According to one of the bill's sponsors, Sen. Susan Fargo, the bill intends to protect people from being videotaped nude or semi-nude in places that are assumed to be private and then have those pictures show up on websites.

"We know of cases where landlords have put cameras in bathrooms and bedrooms and the courts have made the police give back the tapes," a spokesperson for Sen. Fargo stated. "There are literally thousands of websites that market nothing but images of women undressed."

With increasing numbers of alleged video voyeurism crimes nationwide, there is some speculation that if Romney signs the bill into law, many other states will be obliged to take similar action.

In March, police in West Covina, Calif., said that nearly 200 women who applied for jobs at a Hooters restaurant were secretly videotaped in a trailer while they undressed to put on Hooters uniforms. Police raided the trailer last month and seized a computer that held 180 digital videos of the women.

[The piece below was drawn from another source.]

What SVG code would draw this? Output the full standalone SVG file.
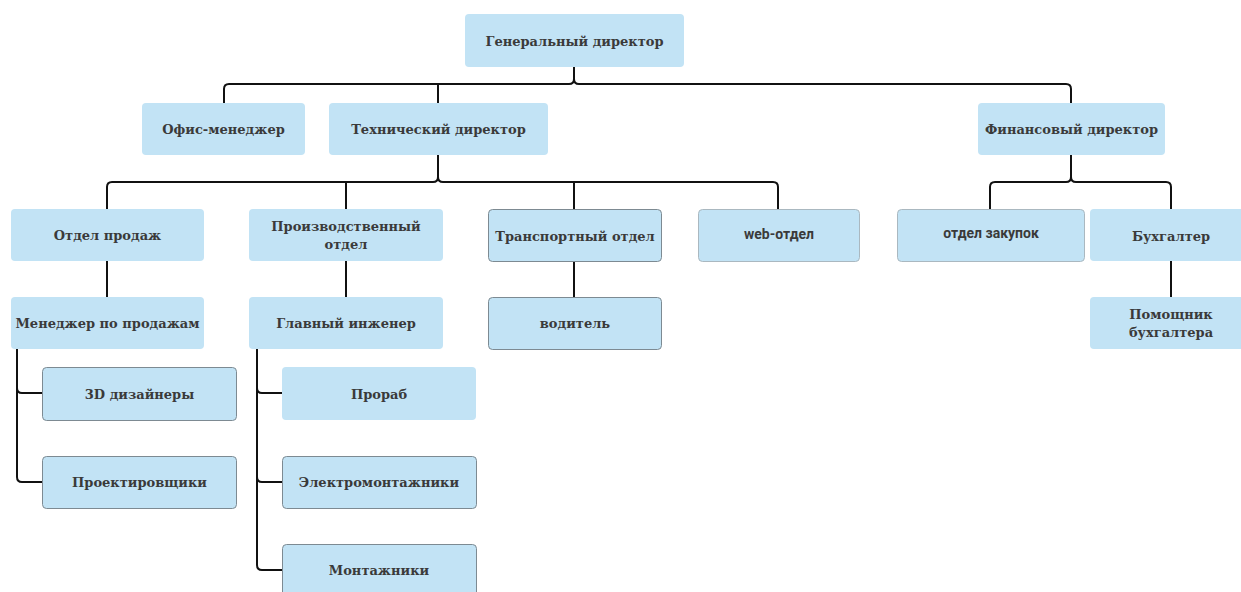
<svg xmlns="http://www.w3.org/2000/svg" width="1241" height="592" viewBox="0 0 1241 592">
<style>
.b{fill:#c2e3f5;}
.s{stroke:#7d8a92;stroke-width:1;}
.t{font-family:"DejaVu Serif","Liberation Serif",serif;font-weight:bold;font-size:13px;fill:#3a3a3a;text-anchor:middle;}
.ts{font-family:Roboto,"Liberation Sans",sans-serif;font-weight:bold;font-size:14px;fill:#3a3a3a;text-anchor:middle;}
.c{fill:none;stroke:#111;stroke-width:2;}
</style>
<rect width="1241" height="592" fill="#fff"/>
<g id="connectors">
<path class="c" d="M574,67 V79 Q574,84 569,84 H229 Q224,84 224,89 V103"/>
<path class="c" d="M574,79 Q574,84 579,84 H1066 Q1071,84 1071,89 V103"/>
<path class="c" d="M438,84 V103"/>
<path class="c" d="M438,155 V177 Q438,182 433,182 H112 Q107,182 107,187 V209"/>
<path class="c" d="M438,177 Q438,182 443,182 H773 Q778,182 778,187 V209"/>
<path class="c" d="M346,182 V209"/>
<path class="c" d="M574,182 V209"/>
<path class="c" d="M1071,155 V177 Q1071,182 1066,182 H995 Q990,182 990,187 V209"/>
<path class="c" d="M1071,177 Q1071,182 1076,182 H1166 Q1171,182 1171,187 V209"/>
<path class="c" d="M107,261 V297"/>
<path class="c" d="M346,261 V297"/>
<path class="c" d="M574,261 V297"/>
<path class="c" d="M1171,261 V297"/>
<path class="c" d="M17,349 V477 Q17,482 22,482 H42"/>
<path class="c" d="M17,388 Q17,393 22,393 H42"/>
<path class="c" d="M257,349 V565 Q257,570 262,570 H282"/>
<path class="c" d="M257,388 Q257,393 262,393 H282"/>
<path class="c" d="M257,477 Q257,482 262,482 H282"/>
</g>
<g id="n-ceo"><rect class="b" x="465" y="14" width="219" height="53" rx="4"/><text class="t" x="574.5" y="46">Генеральный директор</text></g>
<g id="n-office"><rect class="b" x="142" y="103" width="163" height="52" rx="4"/><text class="t" x="223.5" y="134">Офис-менеджер</text></g>
<g id="n-tech"><rect class="b" x="329" y="103" width="219" height="52" rx="4"/><text class="t" x="438.5" y="134">Технический директор</text></g>
<g id="n-fin"><rect class="b" x="978" y="103" width="187" height="52" rx="4"/><text class="t" x="1071.5" y="134">Финансовый директор</text></g>
<g id="n-sales"><rect class="b" x="11" y="209" width="193" height="52" rx="4"/><text class="t" x="107.5" y="240">Отдел продаж</text></g>
<g id="n-prod"><rect class="b" x="249" y="209" width="194" height="52" rx="4"/><text class="t" x="346" y="231">Производственный</text><text class="t" x="346" y="249">отдел</text></g>
<g id="n-trans"><rect class="b s" x="488.5" y="209.5" width="173" height="52" rx="4"/><text class="t" x="575" y="241">Транспортный отдел</text></g>
<g id="n-web"><rect class="b" x="698.5" y="209.5" width="161" height="52" rx="4" stroke="#aab8c0" stroke-width="1"/><text class="ts" x="779" y="239">web-отдел</text></g>
<g id="n-purch"><rect class="b" x="897.5" y="209.5" width="187" height="52" rx="4" stroke="#aab8c0" stroke-width="1"/><text class="ts" x="991" y="238">отдел закупок</text></g>
<g id="n-acc"><rect class="b" x="1090" y="209" width="155" height="52" rx="4"/><text class="t" x="1171" y="241">Бухгалтер</text></g>
<g id="n-salesmgr"><rect class="b" x="11" y="297" width="193" height="52" rx="4"/><text class="t" x="107.5" y="328">Менеджер по продажам</text></g>
<g id="n-chief"><rect class="b" x="249" y="297" width="194" height="52" rx="4"/><text class="t" x="346" y="328">Главный инженер</text></g>
<g id="n-driver"><rect class="b s" x="488.5" y="297.5" width="173" height="52" rx="4"/><text class="t" x="575" y="328">водитель</text></g>
<g id="n-accasst"><rect class="b" x="1090" y="297" width="155" height="52" rx="4"/><text class="t" x="1171" y="319">Помощник</text><text class="t" x="1171" y="337">бухгалтера</text></g>
<g id="n-3d"><rect class="b s" x="42.5" y="367.5" width="194" height="53" rx="4"/><text class="t" x="139.5" y="399">3D дизайнеры</text></g>
<g id="n-design"><rect class="b s" x="42.5" y="456.5" width="194" height="52" rx="4"/><text class="t" x="139.5" y="487">Проектировщики</text></g>
<g id="n-foreman"><rect class="b" x="282" y="367" width="194" height="53" rx="4"/><text class="t" x="379" y="399">Прораб</text></g>
<g id="n-elec"><rect class="b s" x="282.5" y="456.5" width="194" height="52" rx="4"/><text class="t" x="379" y="487">Электромонтажники</text></g>
<g id="n-mont"><rect class="b s" x="282.5" y="544.5" width="194" height="53" rx="4"/><text class="t" x="379" y="575">Монтажники</text></g>
</svg>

In Webster Parish, La., the owner of a clothing store was arrested for allegedly videotaping teenage girls in a changing room, and a Los Angeles police officer was arrested for allegedly videotaping a 13-year-old girl as she was changing her clothes for a modeling session.

In a similar international case, sophisticated pinhole surveillance cameras were recently discovered in raids on brothels in Hong Kong's red-light district. Brothel owners were using the cameras to secretly videotape customers having sex with prostitutes and were then selling those videotapes in the underground porn film market.

In May, a federal panel voted to approve the Video Voyeurism Prevention Act, which outlaws "upskirt" photos and other forms of voyeurism made possible by cellphone cameras and other miniaturized technology. The bill passed the Senate in September.

Last year, video voyeurism became a felony in New York with the signing of Stephanie’s Law. The New York law allows for punishment of up to seven years in jail for videotaping an unsuspecting person in a private setting.